On April 18, Aleppo was shrouded in darkness after rebel forces claimed to shut down the power grid that cuts across the entire governorate. It was a bargaining tactic: the opposition’s local chief of electricity said that power would not be restored until the government stopped its barrel bombings, an aerial offensive that has killed thousands of people in Aleppo since December.
While the Syrian government was once met with hostility from Aleppo residents, whose electricity had been systematically cut off in rebel-controlled areas as a punitive measure, the same residents now say local opposition forces are using the city’s spotty electricity flow as a “bartering chip.”
The Aleppo Media Center, a pro-opposition media group reporting on the city, said that the Islamist rebel groups including the Shariah Committee, the Islamic Front, the Nusra Front and the Mujahdeen army; had decided to cut off power across both rebel-held and regime-held Aleppo until its conditions were met. Those conditions include the lifting of government sieges in various parts of the country.
A statement signed by those groups also included a threat to cut electricity in the Syrian capital, Damascus, as well as the coastal areas, both of which are government strongholds. “[We are] now coordinating with other military and revolutionary factions in these areas,” it said.
Aleppo residents have had mixed reactions to the rebel decision to shut down the power grid. Zeineddine, an electrical engineer working in a rebel-held Aleppo neighborhood, sympathized with the tactic. He sees the electricity cut as “a way to put pressure on the government after the opposition was unable to shoot down their fighter jets. [People die] every day and this has been happening for five months now. This can’t be tolerated anymore.”
In previous months, residents here say the government had shelled a number of power stations supplying rebel-held areas, deliberately targeting main sources of electricity. In their view, the rebels are just giving regime areas a taste of what they’ve endured.
Mohammad Wissam is a doctor working in the rebel-held al-Shaar neighborhood.
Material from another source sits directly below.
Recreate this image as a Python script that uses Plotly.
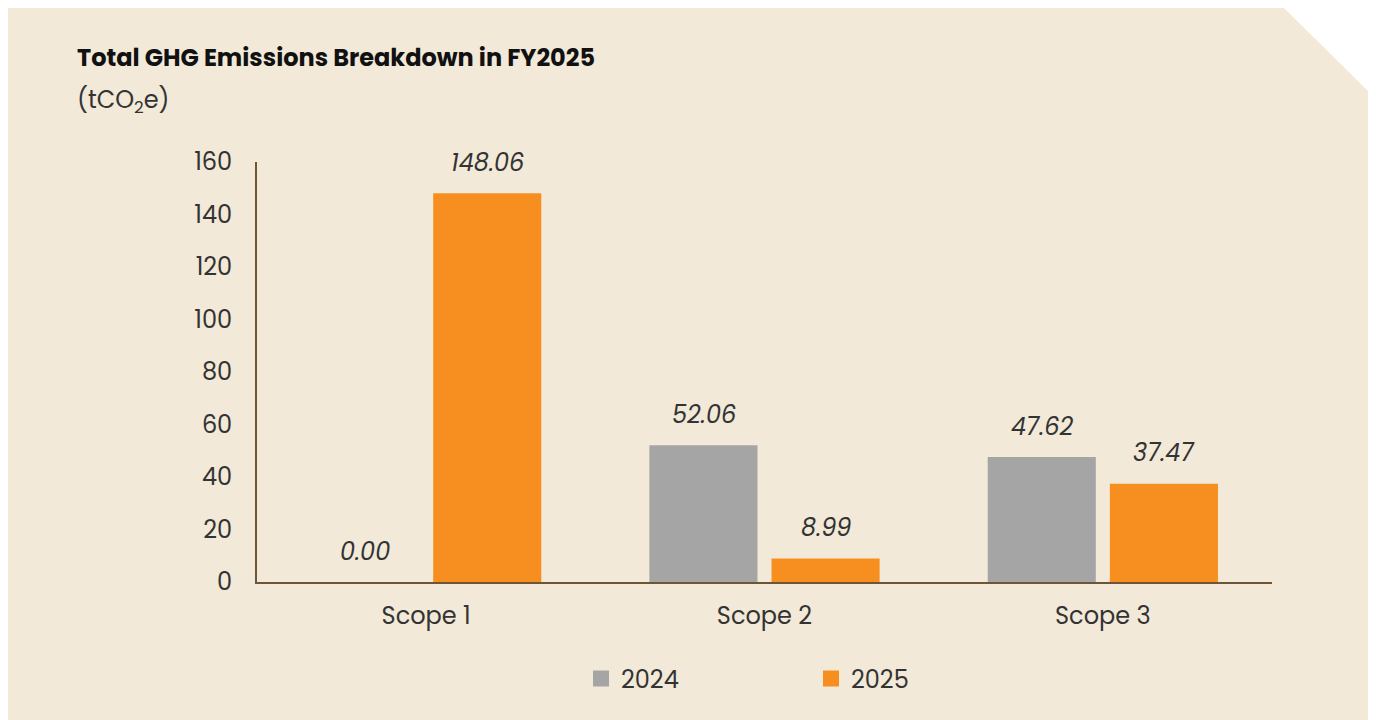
import plotly.graph_objects as go

categories = ["Scope 1", "Scope 2", "Scope 3"]
series_names = ["2024", "2025"]
values_2024 = [0.00, 52.06, 47.62]
values_2025 = [148.06, 8.99, 37.47]
y_ticks = [0, 20, 40, 60, 80, 100, 120, 140, 160]

W, H = 1376, 720
L, R, T, B = 249, 112, 154, 146
PW = W - L - R
PH = H - T - B

def px(x):
    return (x - L) / PW

def py(y):
    return (H - B - y) / PH

BG = "#F2E9D8"
ORANGE = "#F78F20"
GRAY = "#A5A5A5"
AXIS = "#6E5535"
TXT = "#333333"
FONT = "Poppins, Inter, sans-serif"

fig = go.Figure()
colors = [GRAY, ORANGE]
for name, vals, col in zip(series_names, [values_2024, values_2025], colors):
    fig.add_trace(go.Bar(x=categories, y=vals, name=name, marker_color=col,
                         marker_line_width=0, showlegend=False, hoverinfo="skip"))
    fig.add_trace(go.Scatter(x=[None], y=[None], mode="markers", name=name,
                             marker=dict(symbol="square", size=16, color=col),
                             showlegend=True, hoverinfo="skip"))

# value labels
offsets = [-61, 61]
for vals, off in zip([values_2024, values_2025], offsets):
    for c, v in zip(categories, vals):
        fig.add_annotation(x=c, y=v, xref="x", yref="y", text=f"<i>{v:.2f}</i>",
                           showarrow=False, xshift=off, yshift=31, yanchor="middle",
                           font=dict(family=FONT, size=24, color=TXT))

# panel background with cut corner
path = (f"M {px(-3)},{py(0)} L {px(1276)},{py(0)} L {px(1362)},{py(85)} "
        f"L {px(1362)},{py(720)} L {px(-3)},{py(720)} Z")
fig.add_shape(type="path", path=path, xref="paper", yref="paper",
              fillcolor=BG, line_width=0, layer="below")

fig.add_annotation(x=px(67), y=py(49), xref="paper", yref="paper",
                   text="<b>Total GHG Emissions Breakdown in FY2025</b>",
                   showarrow=False, xanchor="left", yanchor="middle",
                   font=dict(family=FONT, size=24, color="#111111"))
fig.add_annotation(x=px(67), y=py(93), xref="paper", yref="paper",
                   text="(tCO<sub>2</sub>e)",
                   showarrow=False, xanchor="left", yanchor="middle",
                   font=dict(family=FONT, size=24, color=TXT))

fig.update_layout(
    width=W, height=H,
    margin=dict(l=L, r=R, t=T, b=B, autoexpand=False),
    paper_bgcolor="white", plot_bgcolor="rgba(0,0,0,0)",
    barmode="group", bargap=0.278, bargroupgap=0.115,
    font=dict(family=FONT, size=24, color=TXT),
    legend=dict(orientation="h", x=px(573), xanchor="left", y=py(671), yanchor="middle",
                font=dict(family=FONT, size=24, color=TXT),
                bgcolor="rgba(0,0,0,0)", entrywidth=185, itemclick=False),
    xaxis=dict(showline=True, linecolor=AXIS, linewidth=2, showgrid=False,
               ticks="", tickfont=dict(size=24, color=TXT), ticklabelstandoff=11),
    yaxis=dict(range=[0, 160], tickvals=y_ticks, showline=True, linecolor=AXIS,
               linewidth=2, showgrid=False, zeroline=False, ticks="",
               tickfont=dict(size=24, color=TXT), ticklabelstandoff=18),
)
fig.update_xaxes(range=[-0.5, 2.5])

fig.write_html("out.html")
He said that the decision could put pressure on the government by making life harder for its support base.
“Most people living in [rebel-held] areas already depend on big generators, so the decision to cut off power will not affect them,” he added. “We’ve persevered without power [before], and we will do so again.”
Samia, a clothing seller in the rebel-held al-Maysar neighborhood of Aleppo, said that in all parts of the city, the poorest residents were the most impacted by the power cuts. “Leaders on both sides can play with the electricity, because they have enough money to turn on their generators,” she said. “The biggest losers of this war are us simple folks.”